During the financial year, the Company supplied 9781 MMscf of gas and invoiced revenues of US$ 41.39 mn (2013/14 US$ 27.83 mn), resulting in reported operating profit of US$ 30.02 mn (2013/14 US$ 20.93 mn). The reported profit after tax was US$ 16.24 mn (2013/14 US$ 11.77 mn) after a foreign exchange loss of US$ 0.02 mn. Indus additionally received take or pay payments of US$ 0.95 mn for the period, which are considered as deferred revenues and shown as liabilities since these receipts can potentially be set off against future gas supplies to GAIL, provided such supplies are over and above 90% of the contracted quantities, subject to certain restrictions as to the period in which such offset can be made. An amount of US$ 5.08 mn is disclosed as current liabilities and the remaining US$ 25.56 mn is disclosed as non- current liabilities. Current liabilities include the maximum amount for which the Company is obliged to supply gas against the 'ToP' amount received, in the next twelve months. The Company is not obliged to supply gas over and above 100% of the contracted quantities in any given period. In the event, the set-off terms are not complied with, the Company has no further obligation to return back 'ToP' amounts. Since the amount of 'ToP' invoiced is non-refundable, the management considers this amount as a revenue and profit adjustment and accordingly adjusted consolidated revenues, operating profit and profit before tax for the year were respectively US$ 42.34 mn, US$ 30.97 mn and US$ 30.95 mn after including 'ToP' amount of US$ 0.95 mn.

While the Company is not expected to pay any significant taxes on its income for many years in view of the 100% deduction allowed under Indian Income Tax Act on the capital expenses in the Block, the Company has accrued a non-cash deferred tax liability of US$ 13.76 mn as per IFRS requirements.

Post this deferred tax liability provision, the net profit for the year was US$ 16.24 mn.

The expenditure on exploration and evaluation assets during the year was US$ 34.02 mn. In addition during the year subsequent to the discovery of gas reported to regulatory authorities, an amount of US$ 34.02 mn has been transferred from exploration and appraisal assets to development assets. The value of development assets and production assets has increased to US$ 491.34 mn. The development assets amortised on the gas produced during the year was US$ 7.58 mn.

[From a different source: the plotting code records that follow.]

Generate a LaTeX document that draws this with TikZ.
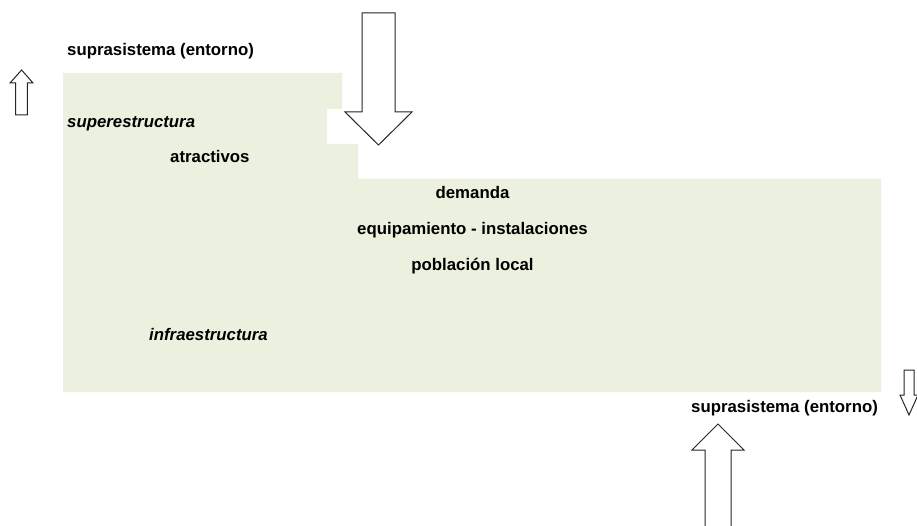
\documentclass[tikz,border=0pt]{standalone}
\usepackage{fontspec}
\setmainfont{Liberation Sans}
\begin{document}
\begin{tikzpicture}[x=1pt,y=-1pt,
  lbl/.style={inner sep=0pt,font=\fontsize{16.8}{20}\selectfont\bfseries,text=black},
  ilbl/.style={lbl,font=\fontsize{16.8}{20}\selectfont\bfseries\itshape},
  blockarrow/.style={draw=black!85,fill=white,line width=1pt,line join=miter}]
\definecolor{sysgreen}{HTML}{EBF1DE}
\useasboundingbox (0,0) rectangle (917,526);
% system area
\fill[sysgreen] (63,73) -- (342,73) -- (342,109) -- (327,109) -- (327,144) -- (358,144) -- (358,179) -- (881,179) -- (881,392) -- (63,392) -- cycle;
% big down arrow (input)
\draw[blockarrow] (362,13) -- (395,13) -- (395,112) -- (412,112) -- (378.5,145) -- (345,112) -- (362,112) -- cycle;
% big up arrow (bottom)
\draw[blockarrow] (705,530) -- (705,450) -- (692,450) -- (718,424) -- (744,450) -- (731,450) -- (731,530);
% small up arrow (top left)
\draw[blockarrow] (15.7,115) -- (15.7,83) -- (10,83) -- (21.6,70) -- (33,83) -- (27.3,83) -- (27.3,115) -- cycle;
% small down arrow (right)
\draw[blockarrow] (904,370) -- (914,370) -- (914,395) -- (918,395) -- (909,415) -- (900,395) -- (904,395) -- cycle;
% labels
\node[lbl,anchor=base west] (supTop) at (67,56) {suprasistema (entorno)};
\node[ilbl,anchor=base west] (superE) at (67,127.5) {superestructura};
\node[lbl,anchor=base west] (atrac) at (170,163) {atractivos};
\node[lbl,anchor=base] (dem) at (472.5,199) {demanda};
\node[lbl,anchor=base] (equip) at (472.5,235) {equipamiento - instalaciones};
\node[lbl,anchor=base] (pobl) at (472.5,271) {población local};
\node[ilbl,anchor=base west] (infraE) at (149,340) {infraestructura};
\node[lbl,anchor=base west] (supBot) at (691,412) {suprasistema (entorno)};
\end{tikzpicture}
\end{document}
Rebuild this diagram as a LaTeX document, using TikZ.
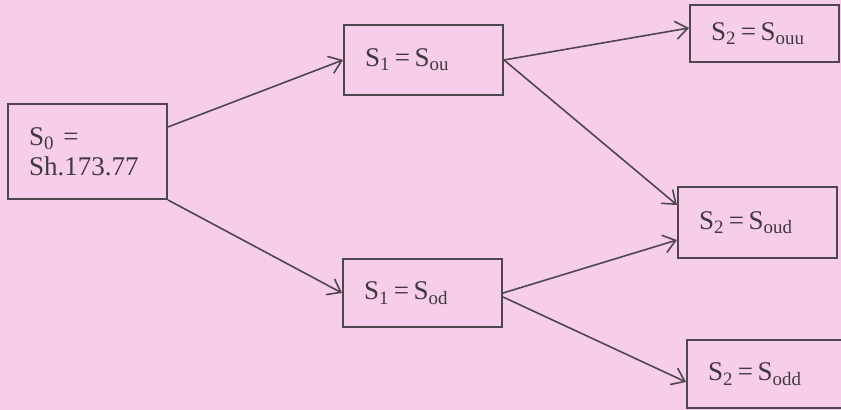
\documentclass[tikz,border=0pt]{standalone}
\usepackage{fontspec}
\setmainfont{Liberation Serif}
\usetikzlibrary{arrows.meta}
\definecolor{paper}{RGB}{246,206,234}
\definecolor{ink}{RGB}{80,70,80}
\begin{document}
\begin{tikzpicture}[x=0.5pt, y=-0.5pt,
    statebox/.style={draw=ink, line width=1pt, rectangle, inner xsep=10.5pt, inner ysep=0pt,
        align=left, text=ink!80!black, font=\fontsize{13.5}{15}\selectfont},
    link/.style={draw=ink, line width=0.8pt, -{Straight Barb[length=6pt,width=9pt]}}]

        % Background
        \useasboundingbox (0,0) rectangle (841,410);
        \fill[paper] (0,0) rectangle (841,410);
        \clip (0,0) rectangle (841,410);

        % Initial state
        \node[statebox, text width=58.5pt, minimum height=47.5pt] (s0) at (87.5,151.5) {S\textsubscript{0} =\\Sh.173.77};

        % First step
        \node[statebox, text width=58.5pt, minimum height=35pt] (s1u) at (423.5,60) {S\textsubscript{1}\,=\,S\textsubscript{ou}};
        \node[statebox, text width=58.5pt, minimum height=34pt] (s1d) at (422.5,293) {S\textsubscript{1}\,=\,S\textsubscript{od}};

        % Second step
        \node[statebox, text width=53.5pt, minimum height=28.5pt] (s2uu) at (764.5,33.5) {S\textsubscript{2}\,=\,S\textsubscript{ouu}};
        \node[statebox, text width=58.5pt, minimum height=35.5pt] (s2ud) at (757.5,222.5) {S\textsubscript{2}\,=\,S\textsubscript{oud}};
        \node[statebox, text width=58.5pt, minimum height=34pt] (s2dd) at (766.5,374) {S\textsubscript{2}\,=\,S\textsubscript{odd}};

        % Branches
        \draw[link] ([yshift=12.25pt]s0.east) -- (s1u.west);
        \draw[link] (s0.south east) -- (s1d.west);
        \draw[link] (s1u.east) -- ([yshift=2.75pt]s2uu.west);
        \draw[link] (s1u.east) -- ([yshift=8.75pt]s2ud.west);
        \draw[link] (s1d.east) -- ([yshift=-8.75pt]s2ud.west);
        \draw[link] ([yshift=-2pt]s1d.east) -- ([yshift=-4pt]s2dd.west);

    \end{tikzpicture}
\end{document}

The current assets (excluding cash) as of 31 March 2015 stood at US$ 11.88 mn, which includes US$ 5.23 mn of inventories and US$ 5.33 mn of trade receivables. The trade receivables are mainly on account of fortnightly receivables from GAIL billed on the last day of the year. The current liabilities of the Company, excluding the related party liability of US$ 23.49 mn and current portion of long term debt of US$ 18.39 mn, stood at US$ 5.24 mn. This comprised mainly of deferred revenue of US$ 5.08 mn and other liabilities of US$ 0.2 mn.

As of 31 March 2015, the outstanding term loan of the Company was US$ 218.68 mn, out of which US$ 18.39 mn was categorised as repayable within a year and the remaining US$ 200.29 mn has been categorised as a long term liability. During the year, the Company has received proceeds of US$ 131.50 mn from incremental term loan facility net of expenses and repaid an amount of US$ 17.32 mm of the outstanding term loan facilities, as per the scheduled repayment plan.


Outlook

During the next twelve months, we expect a further step change in the growth of the Company. Following DOC approval we shall look to develop the significant potential of the Block beyond our existing SGL Development Area. Strong progress has been made on the preparation of additional gas gathering and processing facilities. A cumulative gas processing capacity of 130 MMscf/d is being planned to be available by 2016 end to provide a strong platform from which to negotiate further new gas supply contracts. We look forward to continued drilling success in both Pariwar and B&B. Negotiations on the new gas sales contract with GAIL for offtake by the power plant in January 2017 are ongoing. The Company is also progressing the dialogue for the review of gas pricing under our existing sales contract.